Die globale Corona-Pandemie stellt Wirtschaft und Finanzmärkte vor historische Herausforderungen. Die Unsicherheit hat die Volatilität im März sowohl an den Aktien- als auch an den Anleihenmärkten auf ein Niveau wie vor zwölf Jahren, während der Finanzkrise, steigen lassen. Nach Ansicht von Tilmann Galler, Kapitalmarktstratege des Vermögensverwalters J.P. Morgan Asset Management in Frankfurt, lohnt ein Blick dorthin, wo Covid-19 als erstes zuschlug: „China ist uns bei der Bewältigung der Krise ein bis zwei Monate voraus und liefert sehr gutes Anschauungsmaterial, was wir wirtschaftlich noch zu erwarten haben.“
Zwei Fragen stellten sich derzeit im Besonderen: Erstens, wie lange dauert die Krise und wie gravierend sind ihre wirtschaftlichen Folgen? Und zweitens, ob die Corona-Krise nach dem Crash im März nun bereits vollständig eingepreist ist. Die Antwort zur ersten Frage hängt laut Galler einerseits von der Medizin ab und wie schnell es gelingt, einen Impfstoff, ein wirksames Medikament oder einen zuverlässigen Schnelltest zu entwickeln. Andererseits gilt es seiner Meinung nach zu beobachten, wie erfolgreich die fiskalischen und monetären Hilfspakete die drei wirtschaftlichen Schocks absorbieren können, die durch die inzwischen global verordneten Maßnahmen zur Einschränkung der sozialen Kontakte ausgelöst wurden: „Die globale Wirtschaft muss nun fast gleichzeitige Schocks verdauen: einen Angebotsschock, einen Nachfrageschock und einen Liquiditätsschock – das macht diese Krise so einzigartig und gefährlich“, ist der Experte überzeugt.
Ein Blick nach China sei in der aktuellen Situation aufschlussreich. So führte der Ausbruch der Corona-Krise in den ersten beiden Monaten des Jahres zu einem Rückgang der chinesischen Industrieproduktion von 13,5 Prozent im Vorjahresvergleich. Die Einzelhandelsumsätze sind sogar um 20,5 Prozent gefallen. „Besonders von der Krise betroffen ist aber der Dienstleistungssektor – Hotellerie, Konzertveranstalter und Kinobetreiber mussten Umsatzrückgänge zwischen 78 und 96 Prozent hinnehmen. Das Problem ist nun für viele Unternehmen, dass die Umsätze einbrechen, aber die Fixkosten bleiben“, stellt Tilmann Galler fest. Eine Umfrage in China kam zum Ergebnis, dass bei rund zwei Drittel der Unternehmen die Liquidität für maximal zwei Monate reicht.
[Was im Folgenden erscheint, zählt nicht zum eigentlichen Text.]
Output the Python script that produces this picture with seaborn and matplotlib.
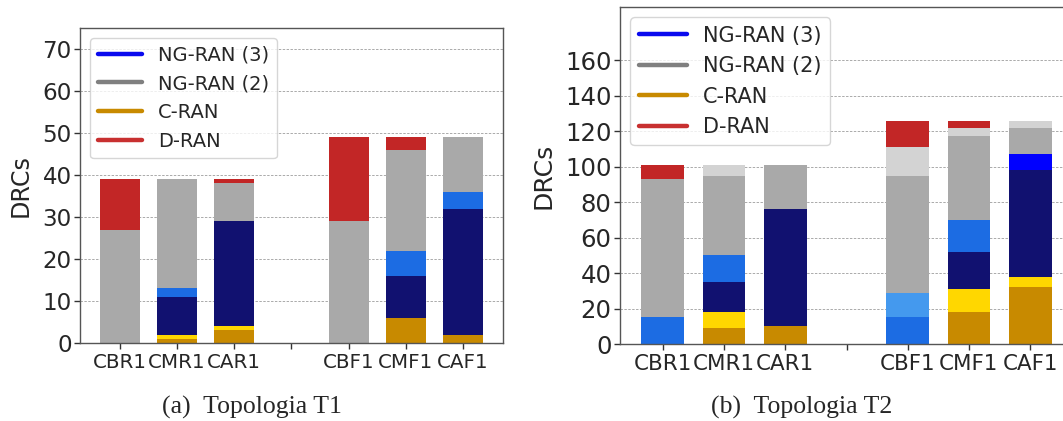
import numpy as np
import pandas as pd
import seaborn as sns
import matplotlib
matplotlib.use("Agg")
import matplotlib.pyplot as plt
from matplotlib.lines import Line2D

# ---------------- data ----------------
categories = ["CBR1", "CMR1", "CAR1", "CBF1", "CMF1", "CAF1"]
order = ["CBR1", "CMR1", "CAR1", " ", "CBF1", "CMF1", "CAF1"]

layer_names = ["C-RAN", "C-RAN extra", "NG-RAN (3) core", "NG-RAN (3) a",
               "NG-RAN (3) b", "NG-RAN (3) c", "NG-RAN (2)", "NG-RAN (2) extra", "D-RAN"]
layer_colors = ["#c88a00", "#ffd700", "#111170", "#1c6ce3",
                "#4499ee", "#0000ff", "#a9a9a9", "#d3d3d3", "#c22626"]

# Topologia T1 (values per layer, per category)
t1_cran      = [0, 1, 3, 0, 6, 2]
t1_cran_x    = [0, 1, 1, 0, 0, 0]
t1_ng3_core  = [0, 9, 25, 0, 10, 30]
t1_ng3_a     = [0, 2, 0, 0, 6, 4]
t1_ng3_b     = [0, 0, 0, 0, 0, 0]
t1_ng3_c     = [0, 0, 0, 0, 0, 0]
t1_ng2       = [27, 26, 9, 29, 24, 13]
t1_ng2_x     = [0, 0, 0, 0, 0, 0]
t1_dran      = [12, 0, 1, 20, 3, 0]

# Topologia T2
t2_cran      = [0, 9, 10, 0, 18, 32]
t2_cran_x    = [0, 9, 0, 0, 13, 6]
t2_ng3_core  = [0, 17, 66, 0, 21, 60]
t2_ng3_a     = [15, 15, 0, 15, 18, 0]
t2_ng3_b     = [0, 0, 0, 14, 0, 0]
t2_ng3_c     = [0, 0, 0, 0, 0, 9]
t2_ng2       = [78, 45, 25, 66, 47, 15]
t2_ng2_x     = [0, 6, 0, 16, 5, 4]
t2_dran      = [8, 0, 0, 15, 4, 0]

t1_layers = [t1_cran, t1_cran_x, t1_ng3_core, t1_ng3_a, t1_ng3_b, t1_ng3_c, t1_ng2, t1_ng2_x, t1_dran]
t2_layers = [t2_cran, t2_cran_x, t2_ng3_core, t2_ng3_a, t2_ng3_b, t2_ng3_c, t2_ng2, t2_ng2_x, t2_dran]

legend_labels = ["NG-RAN (3)", "NG-RAN (2)", "C-RAN", "D-RAN"]
legend_colors = ["#0a0aee", "#808080", "#c88a00", "#c83030"]

captions = ["(a)  Topologia T1", "(b)  Topologia T2"]

# ---------------- style ----------------
sns.set_theme(style="white")
plt.rcParams["font.family"] = ["DejaVu Sans"]

fig = plt.figure(figsize=(10.63, 4.21), dpi=100)
ax1 = fig.add_axes([80 / 1063, 1 - 343 / 421, 423 / 1063, 315 / 421])
ax2 = fig.add_axes([620 / 1063, 1 - 344 / 421, 453 / 1063, 337 / 421])


def draw(ax, layers, ylim, yticks, fs_x, fs_y, fs_leg):
    arr = np.array(layers, dtype=float)
    cum = np.cumsum(arr, axis=0)
    # draw from the top layer down so lower layers overlay
    for i in range(len(layers) - 1, -1, -1):
        if np.all(arr[i] == 0):
            continue
        df = pd.DataFrame({"cat": categories, "val": cum[i]})
        sns.barplot(data=df, x="cat", y="val", order=order, color=layer_colors[i],
                    saturation=1, width=0.7, ax=ax, linewidth=0, edgecolor="none",
                    errorbar=None)
    ax.set_xlim(-0.7, 6.7)
    ax.set_ylim(*ylim)
    ax.set_yticks(yticks)
    ax.set_xlabel("")
    ax.set_ylabel("DRCs", fontsize=fs_y + 0.5, labelpad=7)
    ax.tick_params(axis="x", labelsize=fs_x, bottom=True, length=4, width=1, color="#333333", pad=3)
    ax.tick_params(axis="y", labelsize=fs_y, left=True, length=4, width=1, color="#333333", pad=2)
    ax.yaxis.grid(True, linestyle=(0, (2.5, 1.5)), color="#aaaaaa", linewidth=0.7)
    ax.xaxis.grid(False)
    ax.set_axisbelow(True)
    for s in ax.spines.values():
        s.set_color("#555555")
        s.set_linewidth(1.0)
    handles = [Line2D([0], [0], color=c, lw=3.2) for c in legend_colors]
    ax.legend(handles, legend_labels, loc="upper left", fontsize=fs_leg,
              handlelength=2.3, framealpha=0.8, borderaxespad=0.5)


draw(ax1, t1_layers, (0, 75), np.arange(0, 71, 10), 14.3, 16.6, 14)
draw(ax2, t2_layers, (0, 190), np.arange(0, 161, 20), 15.4, 17.6, 15)

fig.text(252 / 1063, 1 - 407 / 421, captions[0], ha="center", va="center",
         fontsize=18.5, family="Liberation Serif")
fig.text(802 / 1063, 1 - 407 / 421, captions[1], ha="center", va="center",
         fontsize=18.5, family="Liberation Serif")

fig.savefig("out.png", dpi=100)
Diese wirtschaftlichen Dynamiken seien seit Implementierung der Eindämmungsmaßnahmen nun auch in Europa und den USA zu beobachten. Aus diesem Grund hätten die Notenbanken weltweit die Liquiditätsschleusen in einem nie dagewesenen Ausmaß geöffnet und die Regierungen weltweit haben erhebliche Fiskalprogramme verabschiedet, um den betroffenen Unternehmen zu helfen. „Das sollte uns bei der aktuell schlechten Nachrichtenlage vor Augen führen, dass die Corona-Krise eine temporäre Krise ist. Für Unternehmen bedeutet das, dass in diesem Jahr die Gewinne aufgrund der globalen Rezession zwischen 20 und 30 Prozent fallen werden, doch für die Bewertung von Unternehmen spielt es eine viel größere Rolle, was in den Jahren danach passieren wird“, erklärt Galler. (DFPA/mb1)
Quelle: Pressemitteilung J.P. Morgan Asset Management
Unter der Marke J.P. Morgan Asset Management betreibt der international tätige Finanzdienstleistungskonzern JP Morgan Chase & Co. mit Sitz in New York den Geschäftsbereich Vermögensverwaltung.